Alla luce di tutti questi fattori, la teoria della cospirazione europea contro la povera Vicenza non sembra reggere. Perché mai la vigilanza della Bce dovrebbe accanirsi proprio con la BPV e non con banche più temibili sul mercato europeo come UniCredit e Intesa? Tanto più che un anno fa la stessa Banca d’Italia aveva fatto rilievi molto simili a Veneto Banca, rilievi che avevano portato ad una multa di 2,7 milioni all’intero consiglio di amministrazione. Anche grazie a questo intervento più tempestivo, oggi gli aggiustamenti imposti dalla Bce a Veneto Banca sono inferiori.
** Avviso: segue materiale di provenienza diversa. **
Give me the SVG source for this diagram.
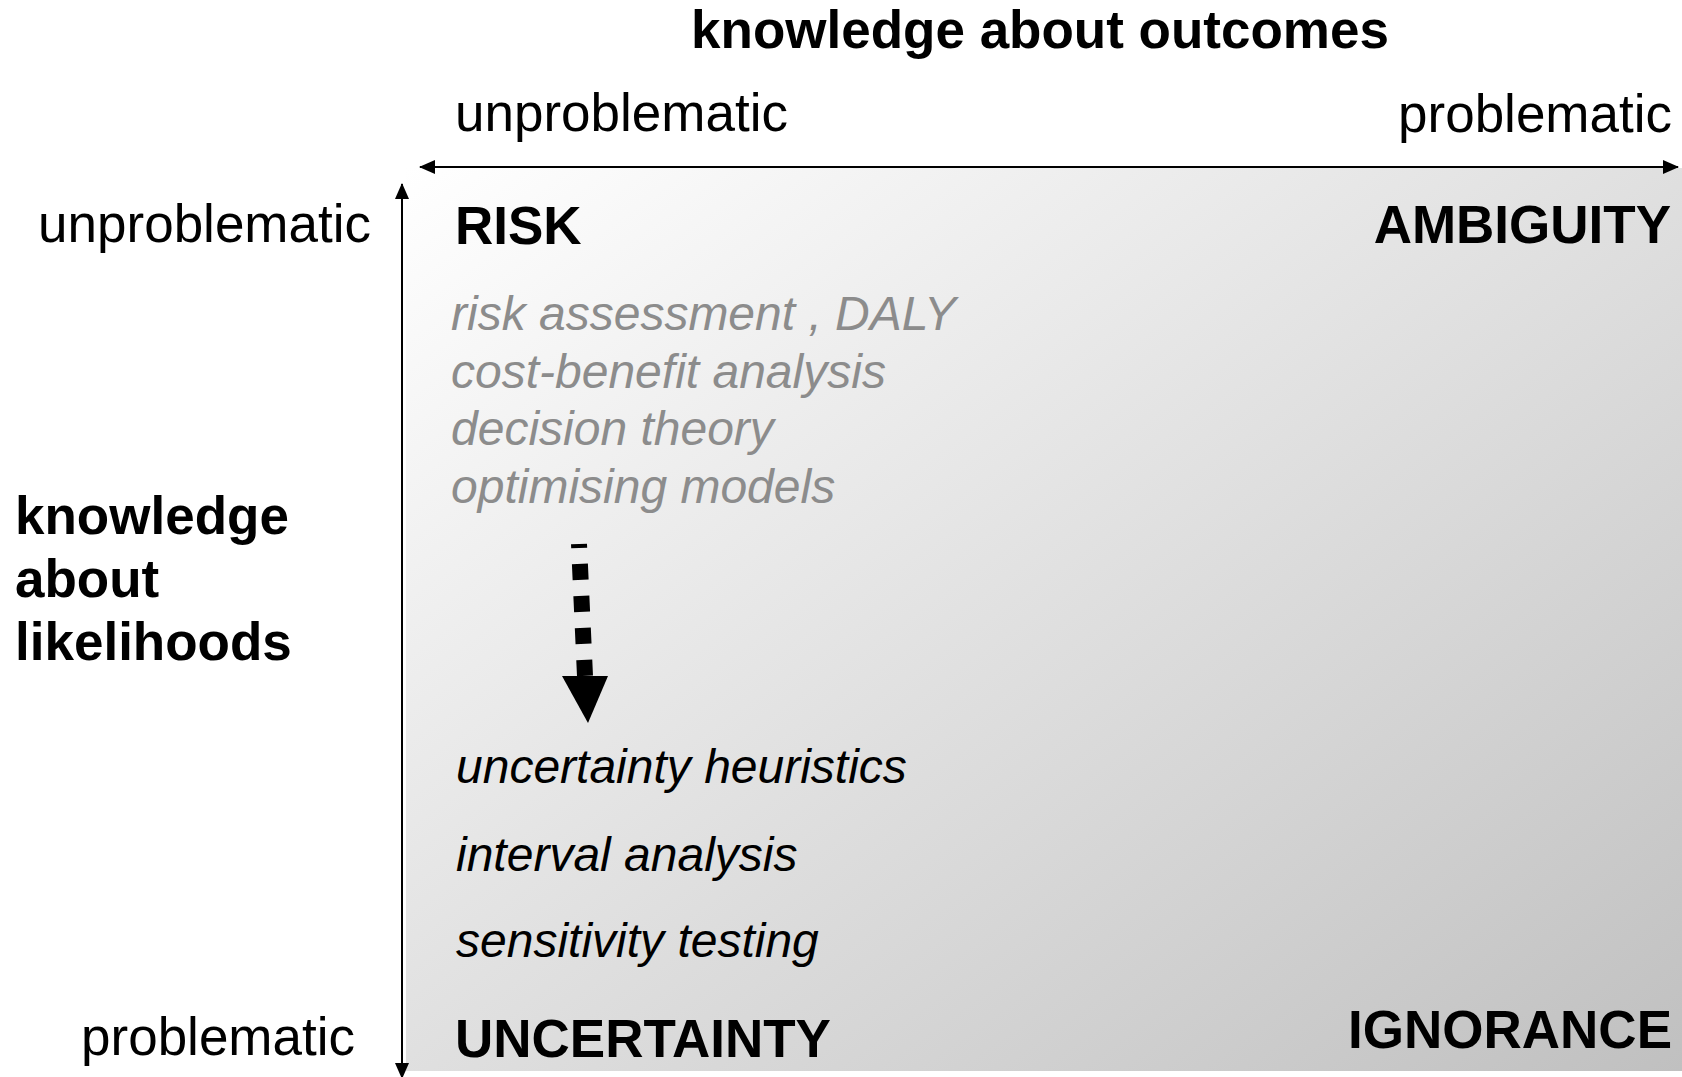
<svg xmlns="http://www.w3.org/2000/svg" width="1682" height="1077" viewBox="0 0 1682 1077">
<style>
  text { font-family: "Liberation Sans", Arial, sans-serif; fill: #000; }
  .b { font-weight: bold; font-size: 53px; }
  .r { font-size: 53px; }
  .gi { font-style: italic; font-size: 48px; fill: #8c8c8c; }
  .bi { font-style: italic; font-size: 48px; fill: #000; }
  .axis { stroke: #000; stroke-width: 2; fill: none; }
</style>
<defs>
  <linearGradient id="bg" x1="0" y1="0" x2="1" y2="1">
    <stop offset="0" stop-color="#ffffff"/>
    <stop offset="1" stop-color="#c0c0c0"/>
  </linearGradient>
  <marker id="ah" markerWidth="16" markerHeight="14" refX="15" refY="7" orient="auto-start-reverse" markerUnits="userSpaceOnUse">
    <path d="M0,0 L16,7 L0,14 Z" fill="#000"/>
  </marker>
</defs>
<rect x="406" y="168" width="1276" height="903" fill="url(#bg)"/>
<g id="connectors">
  <line class="axis" x1="420" y1="167" x2="1678" y2="167" marker-start="url(#ah)" marker-end="url(#ah)"/>
  <line class="axis" x1="402" y1="184" x2="402" y2="1078" marker-start="url(#ah)" marker-end="url(#ah)"/>
  <line x1="579" y1="544" x2="585" y2="676" stroke="#000" stroke-width="16" stroke-dasharray="16 16" stroke-dashoffset="12"/>
  <polygon points="562,676 608,676 588,723" fill="#000"/>
</g>
<g id="title"><text class="b" x="1040" y="48" text-anchor="middle">knowledge about outcomes</text></g>
<g id="x-low"><text class="r" x="455" y="131">unproblematic</text></g>
<g id="x-high"><text class="r" x="1672" y="132" text-anchor="end">problematic</text></g>
<g id="y-low"><text class="r" x="371" y="242" text-anchor="end">unproblematic</text></g>
<g id="y-high"><text class="r" x="355" y="1055" text-anchor="end">problematic</text></g>
<g id="y-title">
  <text class="b" x="15" y="534">knowledge</text>
  <text class="b" x="15" y="597">about</text>
  <text class="b" x="15" y="660">likelihoods</text>
</g>
<g id="risk">
  <text class="b" x="455" y="244">RISK</text>
  <text class="gi" x="451" y="330">risk assessment , DALY</text>
  <text class="gi" x="451" y="388">cost-benefit analysis</text>
  <text class="gi" x="451" y="445">decision theory</text>
  <text class="gi" x="451" y="503">optimising models</text>
</g>
<g id="ambiguity"><text class="b" x="1671" y="243" text-anchor="end">AMBIGUITY</text></g>
<g id="uncertainty">
  <text class="bi" x="456" y="783">uncertainty heuristics</text>
  <text class="bi" x="456" y="871">interval analysis</text>
  <text class="bi" x="456" y="957">sensitivity testing</text>
  <text class="b" x="455" y="1057">UNCERTAINTY</text>
</g>
<g id="ignorance"><text class="b" x="1672" y="1048" text-anchor="end">IGNORANCE</text></g>
</svg>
La domanda, quindi, non è perché la Bce sia stata cosi severa con la BPV, ma perché la Banca d’Italia m passato non lo sia stata.

La responsabilità non è solo di Bankitalia, ma anche di tutte quelle istituzioni preposte a garantire che i bilanci rappresentino un’immagine veritiera della situazione contabile. A cominciare dal consiglio di amministrazione e dal collegio sindacale, che ha nella protezione dell’integrità contabile la sua principale ragione d’essere. Poi c’è la società di revisione, che del bilancio si fa garante, supportata da esperti esterni. Specialmente nelle banche non quotate sono loro che si assumono la responsabilità di determinare il valore delle azioni. Poi c’è la Consob, responsabile della corretta comunicazione al mercato. Nelle frequenti sollecitazioni al pubblico risparmio della BPV, la Consob ha sempre preteso la trasparenza necessaria per tutelare gli investitori? Un anno fa, in occasione dell’ultimo aumento, io sollevavo i miei dubbi a riguardo sul Sole.
I controllori non mancano, né mancano i numerosi controlli formali. Non è mancata neppure la capacita di effettuare questi controlli: molti degli ispettori Bce preposti alla banche italiane vengono da Bankitalia. È mancata la volontà politica. Perché? Forse la risposta s’ha da trovare in un proverbio di quelle zone: «schei e amicissia orba la giustissia».